TASK REQUIREMENTS:
Below, locate the line that contains "Output the component". Repeat exactly from that line to the line that contains "['#ed1c24', '#f7941d', '#2e3192', '#00aeef', '#00a651'];", inclusive, leaving out the pictures.
===== INPUT ROWS
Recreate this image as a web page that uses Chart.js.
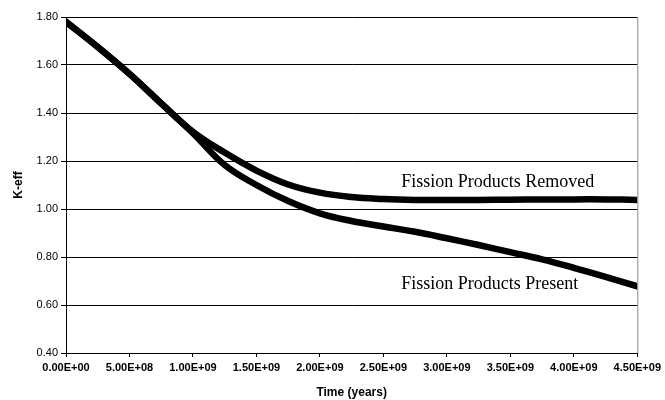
<!DOCTYPE html>
<html>
<head>
<meta charset="utf-8">
<script src="https://cdn.jsdelivr.net/npm/chart.js@4.4.0/dist/chart.umd.min.js"></script>
<style>
  body { margin: 0; background: #fff; }
</style>
</head>
<body>
<canvas id="kChart" width="665" height="400"></canvas>
<script>
// Time points (years) and K-eff values
var timeYears = [0, 2.5e8, 5e8, 7.5e8, 1.0e9, 1.25e9, 1.5e9, 1.75e9, 2.0e9, 2.25e9, 2.5e9, 2.75e9, 3.0e9, 3.25e9, 3.5e9, 3.75e9, 4.0e9, 4.25e9, 4.5e9];
var keffRemoved = [1.78, 1.675, 1.563, 1.44, 1.322, 1.235, 1.16, 1.102, 1.068, 1.05, 1.042, 1.038, 1.037, 1.038, 1.039, 1.04, 1.04, 1.04, 1.038];
var keffPresent = [1.78, 1.675, 1.563, 1.44, 1.316, 1.183, 1.10, 1.033, 0.982, 0.95, 0.927, 0.905, 0.878, 0.85, 0.82, 0.79, 0.755, 0.717, 0.678];
var yTicks = [0.40, 0.60, 0.80, 1.00, 1.20, 1.40, 1.60, 1.80];
var xTicks = [0, 5e8, 1e9, 1.5e9, 2e9, 2.5e9, 3e9, 3.5e9, 4e9, 4.5e9];

// Labels placed next to each curve (data coordinates)
var curveLabels = [
    { text: 'Fission Products Removed', x: 2.64e9, y: 1.09 },
    { text: 'Fission Products Present', x: 2.64e9, y: 0.668 }
];

function toPoints(xs, ys) {
    return xs.map(function(x, i) { return { x: x, y: ys[i] }; });
}

// Excel-like "5.00E+08"
function sciLabel(v) {
    if (v === 0) return '0.00E+00';
    var parts = Number(v).toExponential(2).split('e');
    var exp = parseInt(parts[1], 10);
    var sign = exp < 0 ? '-' : '+';
    var e = Math.abs(exp);
    return parts[0] + 'E' + sign + (e < 10 ? '0' + e : e);
}

var labelPlugin = {
    id: 'curveLabels',
    afterDraw: function(chart) {
        var ctx = chart.ctx;
        var xs = chart.scales.x, ys = chart.scales.y;
        var area = chart.chartArea;
        ctx.save();
        // right border of plot area
        ctx.strokeStyle = '#888';
        ctx.lineWidth = 1;
        ctx.beginPath();
        ctx.moveTo(area.right + 0.5, area.top);
        ctx.lineTo(area.right + 0.5, area.bottom);
        ctx.stroke();
        ctx.fillStyle = '#000';
        ctx.font = '18px "Liberation Serif", "Times New Roman", serif';
        ctx.textBaseline = 'alphabetic';
        curveLabels.forEach(function(l) {
            ctx.fillText(l.text, xs.getPixelForValue(l.x), ys.getPixelForValue(l.y));
        });
        ctx.restore();
    }
};

var lineStyle = {
    borderColor: '#000',
    backgroundColor: '#000',
    borderWidth: 6.5,
    borderCapStyle: 'round',
    borderJoinStyle: 'round',
    pointRadius: 0,
    showLine: true,
    tension: 0.4,
    fill: false
};

var ctx = document.getElementById('kChart').getContext('2d');
new Chart(ctx, {
    type: 'scatter',
    data: {
        datasets: [
            Object.assign({ label: 'Fission Products Removed', data: toPoints(timeYears, keffRemoved) }, lineStyle),
            Object.assign({ label: 'Fission Products Present', data: toPoints(timeYears, keffPresent) }, lineStyle)
        ]
    },
    options: {
        responsive: false,
        animation: false,
        devicePixelRatio: 1,
        layout: { padding: { top: 17, right: 25, left: 0, bottom: 0 } },
        plugins: {
            legend: { display: false },
            tooltip: { enabled: false }
        },
        scales: {
            x: {
                type: 'linear',
                min: 0,
                max: 4.5e9,
                afterBuildTicks: function(s) { s.ticks = xTicks.map(function(v) { return { value: v }; }); },
                afterFit: function(s) { s.height = 47; },
                ticks: {
                    color: '#000',
                    maxRotation: 0,
                    autoSkip: false,
                    padding: 4,
                    font: { family: '"Liberation Sans", Arial, sans-serif', size: 11, weight: 'bold' },
                    callback: function(v) { return sciLabel(v); }
                },
                grid: { drawOnChartArea: false, drawTicks: true, tickLength: 4, color: '#000' },
                border: { color: '#000', width: 1 },
                title: {
                    display: true,
                    text: 'Time (years)',
                    color: '#000',
                    padding: { top: 3, bottom: 0 },
                    font: { family: '"Liberation Sans", Arial, sans-serif', size: 12, weight: 'bold' }
                }
            },
            y: {
                min: 0.4,
                max: 1.8,
                afterBuildTicks: function(s) { s.ticks = yTicks.map(function(v) { return { value: v }; }); },
                afterFit: function(s) { s.width = 66; },
                ticks: {
                    color: '#000',
                    padding: 3,
                    font: { family: '"Liberation Sans", Arial, sans-serif', size: 11 },
                    callback: function(v) { return Number(v).toFixed(2); }
                },
                grid: { color: '#000', lineWidth: 1, tickLength: 5 },
                border: { color: '#000', width: 1 },
                title: {
                    display: true,
                    text: 'K-eff',
                    color: '#000',
                    padding: { top: 11, bottom: 0 },
                    font: { family: '"Liberation Sans", Arial, sans-serif', size: 12, weight: 'bold' }
                }
            }
        }
    },
    plugins: [labelPlugin]
});
</script>
</body>
</html>
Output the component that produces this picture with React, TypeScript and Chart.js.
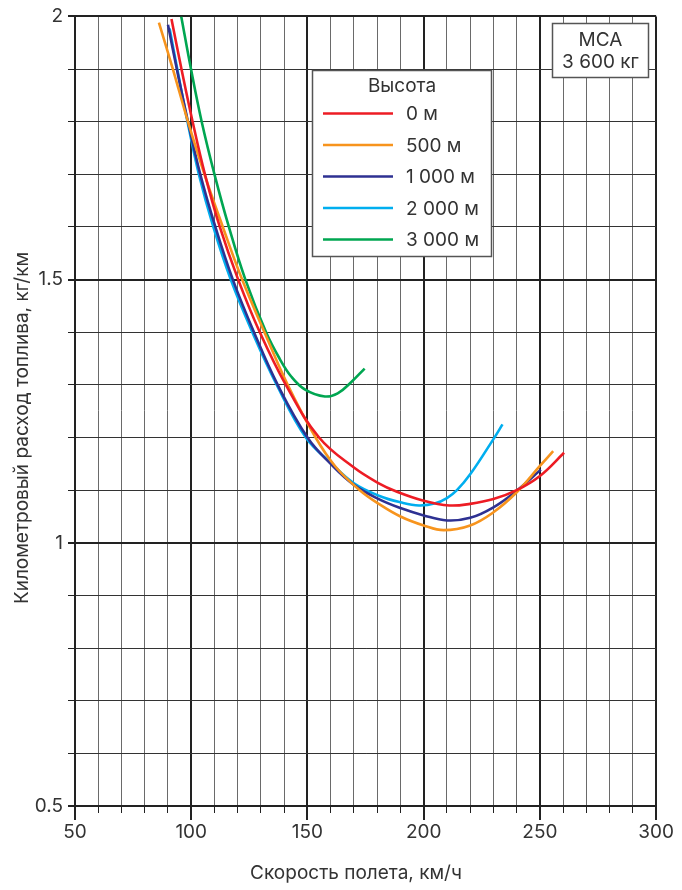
import { useEffect, useRef } from 'react';
import { Chart, registerables } from 'chart.js';

Chart.register(...registerables);

// Fuel consumption per km vs. flight speed, by altitude
const altitudeLabels = ['0 м', '500 м', '1 000 м', '2 000 м', '3 000 м'];
const altitudeColors = ['#ed1c24', '#f7941d', '#2e3192', '#00aeef', '#00a651'];

const speed0 = [91.5, 95.8, 100.6, 105.9, 112.3, 120.2, 129.5, 140.7, 155, 170, 180.7, 188, 200, 211, 220, 230, 240, 250, 260.4];
const fuel0 = [1.995, 1.9, 1.8, 1.7, 1.6, 1.5, 1.4, 1.3, 1.2, 1.143, 1.113, 1.098, 1.08, 1.071, 1.074, 1.083, 1.1, 1.127, 1.171];

const speed500 = [86.1, 92.1, 98.6, 105.7, 113.6, 121.9, 131.5, 141.5, 153.5, 162, 172.5, 180.7, 190, 200, 208.6, 220, 230, 240, 250, 255.7];
const fuel500 = [1.988, 1.9, 1.8, 1.7, 1.6, 1.5, 1.4, 1.3, 1.2, 1.145, 1.1, 1.074, 1.05, 1.033, 1.024, 1.033, 1.058, 1.096, 1.146, 1.174];

const speed1000 = [90, 93.8, 98.6, 103.9, 110.4, 117.9, 127, 137.2, 150, 160, 170, 180.7, 190, 200, 210, 220, 230, 240, 250.4];
const fuel1000 = [1.984, 1.9, 1.8, 1.7, 1.6, 1.5, 1.4, 1.3, 1.2, 1.15, 1.11, 1.083, 1.066, 1.052, 1.0425, 1.0475, 1.0675, 1.099, 1.139];

const speed2000 = [90.7, 94, 98.4, 103.3, 109.5, 117, 126.3, 136.8, 149.3, 160, 170, 181, 190, 198, 205, 210, 214.3, 220, 230, 233.9];
const fuel2000 = [1.977, 1.9, 1.8, 1.7, 1.6, 1.5, 1.4, 1.3, 1.2, 1.152, 1.113, 1.089, 1.077, 1.071, 1.075, 1.085, 1.1, 1.13, 1.197, 1.225];

const speed3000 = [95.7, 99.9, 104.5, 110, 116.2, 123.3, 132.2, 138, 143, 149, 157.5, 163, 169, 174.6];
const fuel3000 = [2.0, 1.9, 1.8, 1.7, 1.6, 1.5, 1.4, 1.35, 1.316, 1.291, 1.278, 1.284, 1.306, 1.331];

const speedSeries = [speed0, speed500, speed1000, speed2000, speed3000];
const fuelSeries = [fuel0, fuel500, fuel1000, fuel2000, fuel3000];

const xTickLabels = [50, 100, 150, 200, 250, 300];
const yTickLabels = [0.5, 1, 1.5, 2];

const xTitle = 'Скорость полета, км/ч';
const yTitle = 'Километровый расход топлива, кг/км';
const legendTitle = 'Высота';
const noteLines = ['МСА', '3 600 кг'];

const FONT = 'Inter, "Noto Sans", sans-serif';
const TEXT = '#333333';
const SIZE = 19;

const isMajorX = (v: number) => xTickLabels.some((t) => Math.abs(t - v) < 1e-6);
const isMajorY = (v: number) => yTickLabels.some((t) => Math.abs(t - v) < 1e-6);

const overlayPlugin = {
  id: 'overlay',
  afterDraw(chart: any) {
    const { ctx, chartArea, scales } = chart;
    const xs = scales.x;
    ctx.save();

    // longer tick marks under the major speed values
    ctx.strokeStyle = '#222';
    ctx.lineWidth = 2;
    xTickLabels.forEach((v) => {
      const px = Math.round(xs.getPixelForValue(v));
      ctx.beginPath();
      ctx.moveTo(px, chartArea.bottom + 6);
      ctx.lineTo(px, chartArea.bottom + 14);
      ctx.stroke();
    });

    // axis titles
    ctx.fillStyle = TEXT;
    ctx.font = `${SIZE}px ${FONT}`;
    ctx.textAlign = 'center';
    ctx.textBaseline = 'middle';
    ctx.fillText(xTitle, 356, 873);
    ctx.save();
    ctx.translate(22, 428);
    ctx.rotate(-Math.PI / 2);
    ctx.fillText(yTitle, 0, 0);
    ctx.restore();

    // legend box
    const lx = 312.5, ly = 70.5, lw = 179, lh = 186;
    ctx.fillStyle = '#ffffff';
    ctx.fillRect(lx, ly, lw, lh);
    ctx.strokeStyle = '#555';
    ctx.lineWidth = 1.5;
    ctx.strokeRect(lx, ly, lw, lh);
    ctx.fillStyle = TEXT;
    ctx.font = `${SIZE}px ${FONT}`;
    ctx.textAlign = 'center';
    ctx.fillText(legendTitle, 402, 86);
    ctx.textAlign = 'left';
    chart.data.datasets.forEach((ds: any, i: number) => {
      const y = 113.5 + i * 31.5;
      ctx.strokeStyle = ds.borderColor;
      ctx.lineWidth = 2.5;
      ctx.beginPath();
      ctx.moveTo(323, y);
      ctx.lineTo(393, y);
      ctx.stroke();
      ctx.fillStyle = TEXT;
      ctx.fillText(ds.label, 406, y + 1);
    });

    // atmosphere / weight note
    const nx = 552.5, ny = 23.5, nw = 96, nh = 54;
    ctx.fillStyle = '#ffffff';
    ctx.fillRect(nx, ny, nw, nh);
    ctx.strokeStyle = '#555';
    ctx.lineWidth = 1.5;
    ctx.strokeRect(nx, ny, nw, nh);
    ctx.fillStyle = TEXT;
    ctx.textAlign = 'center';
    ctx.fillText(noteLines[0], nx + nw / 2, 40);
    ctx.fillText(noteLines[1], nx + nw / 2, 62);

    ctx.restore();
  },
};

export default function App() {
  const ref = useRef<HTMLCanvasElement | null>(null);

  useEffect(() => {
    document.body.style.margin = '0';
    const canvas = ref.current;
    if (!canvas) return;

    const datasets = altitudeLabels.map((label, i) => ({
      label,
      data: speedSeries[i].map((x, j) => ({ x, y: fuelSeries[i][j] })),
      borderColor: altitudeColors[i],
      backgroundColor: altitudeColors[i],
      borderWidth: 2.6,
      pointRadius: 0,
      fill: false,
      tension: 0.4,
    }));

    const chart = new Chart(canvas, {
      type: 'line',
      data: { datasets },
      options: {
        responsive: false,
        animation: false,
        devicePixelRatio: 1,
        layout: { padding: { top: 13, right: 24, left: 0, bottom: 0 } },
        plugins: {
          legend: { display: false },
          tooltip: { enabled: false },
        },
        scales: {
          x: {
            type: 'linear',
            min: 50,
            max: 300,
            afterFit: (s: any) => {
              s.height = 84;
            },
            ticks: {
              stepSize: 10,
              autoSkip: false,
              maxRotation: 0,
              padding: 8,
              color: TEXT,
              font: { family: FONT, size: SIZE },
              callback: (v: any) => (isMajorX(Number(v)) ? String(Math.round(Number(v))) : ''),
            },
            grid: {
              color: (c: any) => (isMajorX(c.tick.value) ? '#222' : '#6a6a6a'),
              lineWidth: (c: any) => (isMajorX(c.tick.value) ? 2 : 1),
              tickColor: '#222',
              tickLength: 7,
            },
            border: { display: true, color: '#222', width: 2 },
          },
          y: {
            type: 'linear',
            min: 0.5,
            max: 2,
            afterFit: (s: any) => {
              s.width = 75;
            },
            ticks: {
              stepSize: 0.1,
              autoSkip: false,
              padding: 5,
              color: TEXT,
              font: { family: FONT, size: SIZE },
              callback: (v: any) => (isMajorY(Number(v)) ? String(Math.round(Number(v) * 10) / 10) : ''),
            },
            grid: {
              color: (c: any) => (isMajorY(c.tick.value) ? '#222' : '#333'),
              lineWidth: (c: any) => (isMajorY(c.tick.value) ? 2 : 1),
              tickColor: '#222',
              tickLength: 7,
            },
            border: { display: true, color: '#222', width: 2 },
          },
        },
      },
      plugins: [overlayPlugin],
    });

    return () => chart.destroy();
  }, []);

  return <canvas ref={ref} width={682} height={890} />;
}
==========
FINAL ANSWER:
Output the component that produces this picture with React, TypeScript and Chart.js.
import { useEffect, useRef } from 'react';
import { Chart, registerables } from 'chart.js';

Chart.register(...registerables);

// Fuel consumption per km vs. flight speed, by altitude
const altitudeLabels = ['0 м', '500 м', '1 000 м', '2 000 м', '3 000 м'];
const altitudeColors = ['#ed1c24', '#f7941d', '#2e3192', '#00aeef', '#00a651'];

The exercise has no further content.